# start of Material provided
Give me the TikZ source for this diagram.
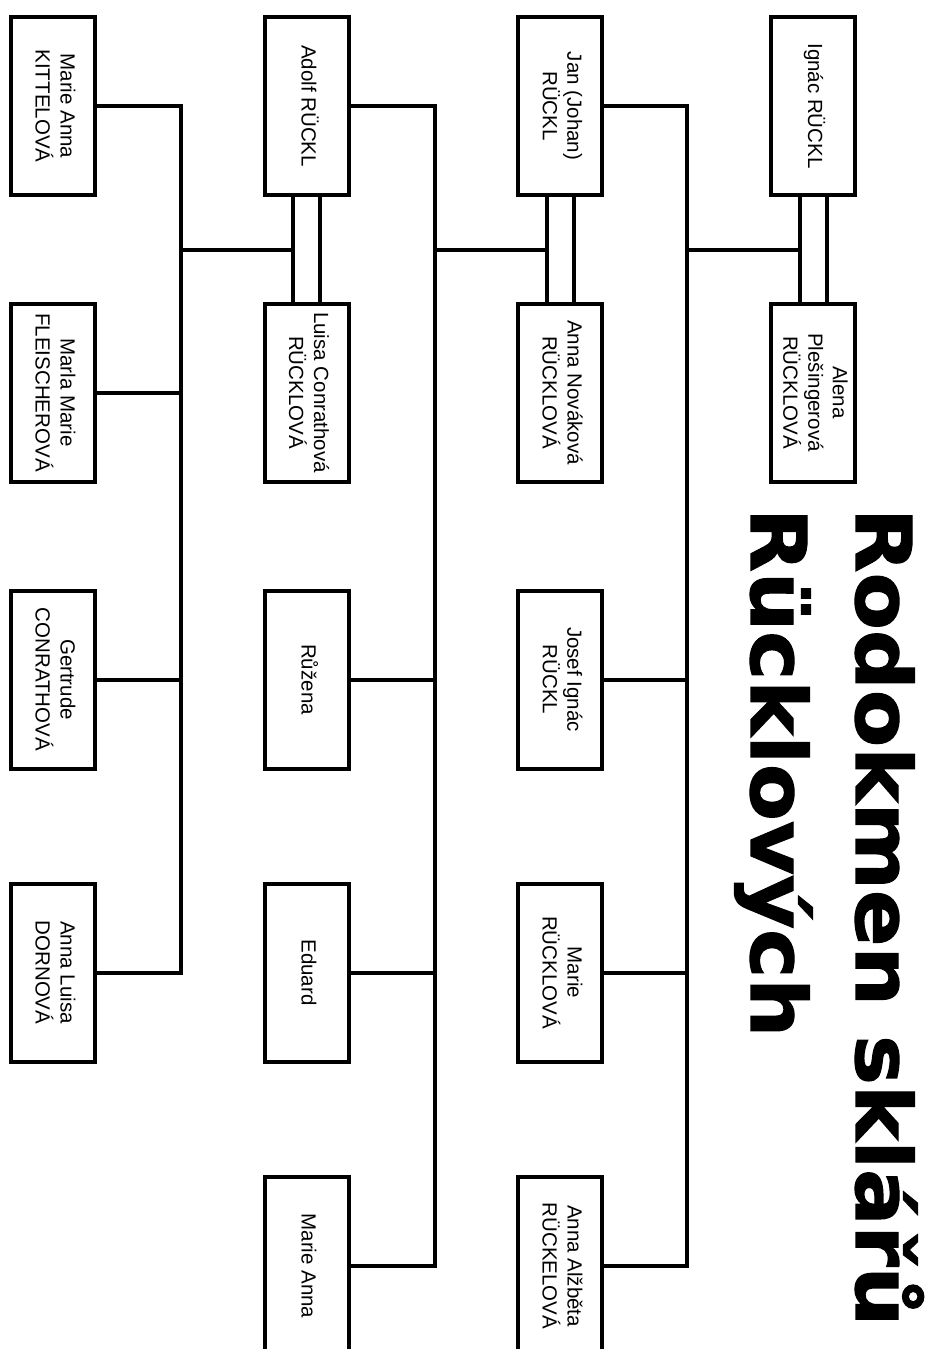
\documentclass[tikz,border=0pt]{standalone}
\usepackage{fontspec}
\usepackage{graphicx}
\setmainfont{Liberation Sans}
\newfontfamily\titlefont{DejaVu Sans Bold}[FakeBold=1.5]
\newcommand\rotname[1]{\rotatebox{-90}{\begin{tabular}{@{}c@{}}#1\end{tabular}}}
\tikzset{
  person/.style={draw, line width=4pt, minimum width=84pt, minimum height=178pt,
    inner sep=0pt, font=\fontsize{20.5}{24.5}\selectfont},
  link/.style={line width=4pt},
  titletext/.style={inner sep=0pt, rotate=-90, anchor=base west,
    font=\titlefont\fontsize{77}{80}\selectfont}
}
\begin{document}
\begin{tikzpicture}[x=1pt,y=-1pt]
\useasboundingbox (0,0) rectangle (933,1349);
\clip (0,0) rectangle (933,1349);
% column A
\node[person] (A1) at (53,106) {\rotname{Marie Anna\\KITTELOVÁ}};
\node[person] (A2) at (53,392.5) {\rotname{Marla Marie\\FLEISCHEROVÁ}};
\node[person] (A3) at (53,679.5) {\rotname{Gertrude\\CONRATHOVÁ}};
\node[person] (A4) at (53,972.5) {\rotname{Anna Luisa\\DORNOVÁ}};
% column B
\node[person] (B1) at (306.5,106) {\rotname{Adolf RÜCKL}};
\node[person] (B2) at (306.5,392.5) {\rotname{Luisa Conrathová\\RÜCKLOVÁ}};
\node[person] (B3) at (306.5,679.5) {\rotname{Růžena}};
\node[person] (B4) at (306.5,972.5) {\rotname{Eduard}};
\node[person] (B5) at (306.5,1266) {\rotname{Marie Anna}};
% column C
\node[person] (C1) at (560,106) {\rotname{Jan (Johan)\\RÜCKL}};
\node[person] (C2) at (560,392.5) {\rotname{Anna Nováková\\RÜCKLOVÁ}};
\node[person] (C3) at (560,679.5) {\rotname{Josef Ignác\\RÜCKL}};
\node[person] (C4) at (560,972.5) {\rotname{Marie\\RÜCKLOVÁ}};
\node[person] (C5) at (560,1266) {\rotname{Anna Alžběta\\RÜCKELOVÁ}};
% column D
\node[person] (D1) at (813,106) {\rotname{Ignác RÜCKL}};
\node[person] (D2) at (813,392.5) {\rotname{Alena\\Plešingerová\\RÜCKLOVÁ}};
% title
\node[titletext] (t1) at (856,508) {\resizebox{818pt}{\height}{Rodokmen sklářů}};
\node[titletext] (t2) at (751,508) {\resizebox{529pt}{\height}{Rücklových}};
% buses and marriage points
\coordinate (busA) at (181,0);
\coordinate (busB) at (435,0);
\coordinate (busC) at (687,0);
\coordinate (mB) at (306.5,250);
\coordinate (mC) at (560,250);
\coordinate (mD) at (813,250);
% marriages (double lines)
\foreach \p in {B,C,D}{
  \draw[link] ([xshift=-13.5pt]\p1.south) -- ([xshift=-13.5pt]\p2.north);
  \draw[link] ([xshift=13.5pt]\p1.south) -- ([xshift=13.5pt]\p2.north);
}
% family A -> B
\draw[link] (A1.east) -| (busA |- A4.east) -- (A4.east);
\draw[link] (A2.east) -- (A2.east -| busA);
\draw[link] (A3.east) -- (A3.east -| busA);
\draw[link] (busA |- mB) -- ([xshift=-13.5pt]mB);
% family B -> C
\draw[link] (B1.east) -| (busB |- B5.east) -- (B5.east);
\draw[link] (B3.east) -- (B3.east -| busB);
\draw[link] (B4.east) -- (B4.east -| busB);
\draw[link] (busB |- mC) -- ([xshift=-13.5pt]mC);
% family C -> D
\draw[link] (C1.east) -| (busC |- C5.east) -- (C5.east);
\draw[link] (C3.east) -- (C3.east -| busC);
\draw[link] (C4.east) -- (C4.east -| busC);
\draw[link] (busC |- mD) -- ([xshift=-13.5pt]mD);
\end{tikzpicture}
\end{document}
# end of Material provided
Objective:
Write out the whole listing exactly, and drop the pictures.

Response to the task:
Give me the TikZ source for this diagram.
\documentclass[tikz,border=0pt]{standalone}
\usepackage{fontspec}
\usepackage{graphicx}
\setmainfont{Liberation Sans}
\newfontfamily\titlefont{DejaVu Sans Bold}[FakeBold=1.5]
\newcommand\rotname[1]{\rotatebox{-90}{\begin{tabular}{@{}c@{}}#1\end{tabular}}}
\tikzset{
  person/.style={draw, line width=4pt, minimum width=84pt, minimum height=178pt,
    inner sep=0pt, font=\fontsize{20.5}{24.5}\selectfont},
  link/.style={line width=4pt},
  titletext/.style={inner sep=0pt, rotate=-90, anchor=base west,
    font=\titlefont\fontsize{77}{80}\selectfont}
}
\begin{document}
\begin{tikzpicture}[x=1pt,y=-1pt]
\useasboundingbox (0,0) rectangle (933,1349);
\clip (0,0) rectangle (933,1349);
% column A
\node[person] (A1) at (53,106) {\rotname{Marie Anna\\KITTELOVÁ}};
\node[person] (A2) at (53,392.5) {\rotname{Marla Marie\\FLEISCHEROVÁ}};
\node[person] (A3) at (53,679.5) {\rotname{Gertrude\\CONRATHOVÁ}};
\node[person] (A4) at (53,972.5) {\rotname{Anna Luisa\\DORNOVÁ}};
% column B
\node[person] (B1) at (306.5,106) {\rotname{Adolf RÜCKL}};
\node[person] (B2) at (306.5,392.5) {\rotname{Luisa Conrathová\\RÜCKLOVÁ}};
\node[person] (B3) at (306.5,679.5) {\rotname{Růžena}};
\node[person] (B4) at (306.5,972.5) {\rotname{Eduard}};
\node[person] (B5) at (306.5,1266) {\rotname{Marie Anna}};
% column C
\node[person] (C1) at (560,106) {\rotname{Jan (Johan)\\RÜCKL}};
\node[person] (C2) at (560,392.5) {\rotname{Anna Nováková\\RÜCKLOVÁ}};
\node[person] (C3) at (560,679.5) {\rotname{Josef Ignác\\RÜCKL}};
\node[person] (C4) at (560,972.5) {\rotname{Marie\\RÜCKLOVÁ}};
\node[person] (C5) at (560,1266) {\rotname{Anna Alžběta\\RÜCKELOVÁ}};
% column D
\node[person] (D1) at (813,106) {\rotname{Ignác RÜCKL}};
\node[person] (D2) at (813,392.5) {\rotname{Alena\\Plešingerová\\RÜCKLOVÁ}};
% title
\node[titletext] (t1) at (856,508) {\resizebox{818pt}{\height}{Rodokmen sklářů}};
\node[titletext] (t2) at (751,508) {\resizebox{529pt}{\height}{Rücklových}};
% buses and marriage points
\coordinate (busA) at (181,0);
\coordinate (busB) at (435,0);
\coordinate (busC) at (687,0);
\coordinate (mB) at (306.5,250);
\coordinate (mC) at (560,250);
\coordinate (mD) at (813,250);
% marriages (double lines)
\foreach \p in {B,C,D}{
  \draw[link] ([xshift=-13.5pt]\p1.south) -- ([xshift=-13.5pt]\p2.north);
  \draw[link] ([xshift=13.5pt]\p1.south) -- ([xshift=13.5pt]\p2.north);
}
% family A -> B
\draw[link] (A1.east) -| (busA |- A4.east) -- (A4.east);
\draw[link] (A2.east) -- (A2.east -| busA);
\draw[link] (A3.east) -- (A3.east -| busA);
\draw[link] (busA |- mB) -- ([xshift=-13.5pt]mB);
% family B -> C
\draw[link] (B1.east) -| (busB |- B5.east) -- (B5.east);
\draw[link] (B3.east) -- (B3.east -| busB);
\draw[link] (B4.east) -- (B4.east -| busB);
\draw[link] (busB |- mC) -- ([xshift=-13.5pt]mC);
% family C -> D
\draw[link] (C1.east) -| (busC |- C5.east) -- (C5.east);
\draw[link] (C3.east) -- (C3.east -| busC);
\draw[link] (C4.east) -- (C4.east -| busC);
\draw[link] (busC |- mD) -- ([xshift=-13.5pt]mD);
\end{tikzpicture}
\end{document}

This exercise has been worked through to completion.